In book 2, chapter 19, Molanus discusses how one should deal with artworks depicting matters from unestablished textual traditions. Foremost is that no false stories are depicted, but in the case of artworks based on uncertain stories, propriety and probability should prevail in the judgement and above all the common opinion of the whole Church.
The first example of such an iconographic tradition surrounded by uncertainty in the Scriptures is the Annunciation of the Virgin Mary. The main point of discussion is whether she was sitting or kneeling in meditation at the moment the archangel Gabriel visited her. Confirmed by the pictorial tradition, Molanus argues it was most probable she was on her knees meditating, this is also in agreement with other stories from the Scriptures of people being immersed in God at the moment they were visited by an angel.

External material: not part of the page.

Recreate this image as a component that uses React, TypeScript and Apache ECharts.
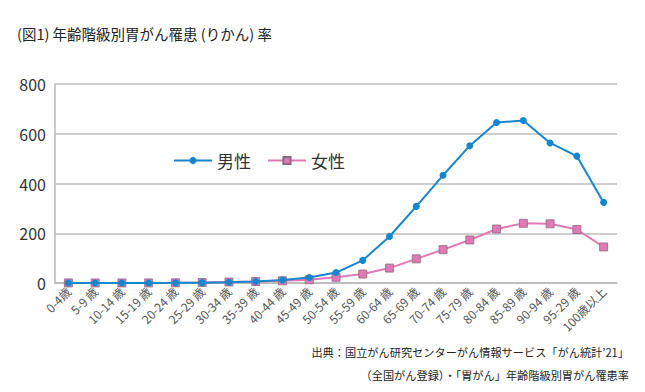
import React, { useEffect, useRef } from "react";
import * as echarts from "echarts";

const categories = [
  "0-4歳", "5-9 歳", "10-14 歳", "15-19 歳", "20-24 歳", "25-29 歳", "30-34 歳",
  "35-39 歳", "40-44 歳", "45-49 歳", "50-54 歳", "55-59 歳", "60-64 歳", "65-69 歳",
  "70-74 歳", "75-79 歳", "80-84 歳", "85-89 歳", "90-94 歳", "95-29 歳", "100歳以上",
];
const maleValues = [0.3, 0.2, 0.2, 0.3, 0.6, 1.5, 3, 6, 12, 22, 42, 91, 187, 308, 433, 552, 645, 653, 563, 510, 324];
const femaleValues = [0.3, 0.2, 0.2, 0.3, 0.7, 2, 4, 6, 9, 13, 23, 36, 60, 97, 134, 173, 217, 240, 238, 215, 145];
const yTicks = [0, 200, 400, 600, 800];

const FONT = "'Noto Sans CJK JP', 'Noto Sans', sans-serif";

export default function App() {
  const ref = useRef<HTMLDivElement>(null);
  useEffect(() => {
    if (!ref.current) return;
    const chart = echarts.init(ref.current, undefined, { renderer: "svg" });
    chart.setOption({
      animation: false,
      backgroundColor: "#ffffff",
      textStyle: { fontFamily: FONT },
      title: {
        text: "(図1) 年齢階級別胃がん罹患 (りかん) 率",
        left: 12,
        top: 21,
        textStyle: { fontSize: 14.5, fontWeight: "normal", color: "#222", fontFamily: FONT },
      },
      legend: {
        left: 168,
        top: 147,
        itemWidth: 38,
        itemHeight: 9,
        itemGap: 16,
        textStyle: { fontSize: 17, color: "#333", fontFamily: FONT },
        data: ["男性", "女性"],
      },
      grid: { left: 55, right: 28, top: 84, bottom: 109, containLabel: false },
      xAxis: {
        type: "category",
        data: categories,
        boundaryGap: true,
        axisLine: { show: true, lineStyle: { color: "#b8b8b8", width: 1.5 } },
        axisTick: { show: false },
        axisLabel: {
          rotate: 45,
          interval: 0,
          fontSize: 12,
          color: "#555",
          margin: 6,
          fontFamily: FONT,
        },
      },
      yAxis: {
        type: "value",
        min: 0,
        max: 800,
        interval: 200,
        axisLine: { show: true, lineStyle: { color: "#b8b8b8", width: 1.5 } },
        axisTick: { show: false },
        axisLabel: {
          fontSize: 16,
          color: "#333",
          margin: 9,
          fontFamily: FONT,
          formatter: (v: number) => (yTicks.includes(v) ? String(v) : ""),
        },
        splitLine: { lineStyle: { color: "#bdbdbd", width: 1.5 } },
      },
      series: [
        {
          name: "男性",
          type: "line",
          data: maleValues,
          symbol: "circle",
          symbolSize: 7,
          lineStyle: { color: "#1886cc", width: 2 },
          itemStyle: { color: "#1886cc" },
          z: 3,
        },
        {
          name: "女性",
          type: "line",
          data: femaleValues,
          symbol: "rect",
          symbolSize: 8,
          lineStyle: { color: "#e07ab4", width: 2 },
          itemStyle: { color: "#e07ab4", borderColor: "#8a6a80", borderWidth: 0.8 },
          z: 2,
        },
      ],
      graphic: [
        {
          type: "text",
          right: 16,
          top: 346,
          style: {
            text: "出典：国立がん研究センターがん情報サービス「がん統計’21」",
            fontSize: 11.2,
            fill: "#222",
            fontFamily: FONT,
          },
        },
        {
          type: "text",
          right: 16,
          top: 369,
          style: {
            text: "（全国がん登録）・「胃がん」年齢階級別胃がん罹患率",
            fontSize: 11.2,
            fill: "#222",
            fontFamily: FONT,
          },
        },
      ],
    });
    return () => chart.dispose();
  }, []);
  return <div ref={ref} style={{ width: 645, height: 392, position: "absolute", left: 0, top: 0 }} />;
}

“For example, in the story of the Incarnation of the Lord, the Evangelists do not show what the Blessed Virgin was doing when the archangel Gabriel entered and greeted her. Was she standing or sitting or kneeling in meditation? When painting the story, it is necessary to complete it with one of these elements, and what is found to have the greatest probability is received by the unanimous agreement of the painters and the approval of the others. Now, what is probable is that the Blessed Virgin, at that moment, was on her knees meditating on our Redemption. Indeed, if Gabriel announced to Daniel, the man of predilections, the day of the birth of Christ, and if in the same way, this day was announced to the priest Zechariah, the precursor of the Messiah, while both were immersed in prayer, should we not consider that, when Gabriel came to the Virgin, she was immersed in God?”
“Exempli gratia. In historia incarnationis Dominicae, Evangelia non exprimunt quid egerit beatissima Virgo cum Archangelus Gabriel intraret, eam salutans, steteritne ansederit, an vero flexis genibus meditationibus fuerit intenta. Quia vero aliquid horum dum historia pingitur necessario est superaddendum, communi quodam pictorum consensu et aliorum approbatione receptum est id quod maximam habet probabilitatem. Probabile vero ist, quod flexis genibus superbenedicta Virgo eo tempore se occupaverit in redemptionis nostrae meditatione. Si enim nec Danieli viro desideriorum tempus natalis Christi nuntiatur à Gabriele, nec Zachariae sacerdoti praecursot Messiae, nisi intensissime orantibus: an ne existimandum est Gabrielem ad hanc verginem venisse Deo non intentam?”
Molanus 1996, 175-176.; Jean-Claude Schmitt, La Raison des gestes, Paris: Gallimard,1991, 295.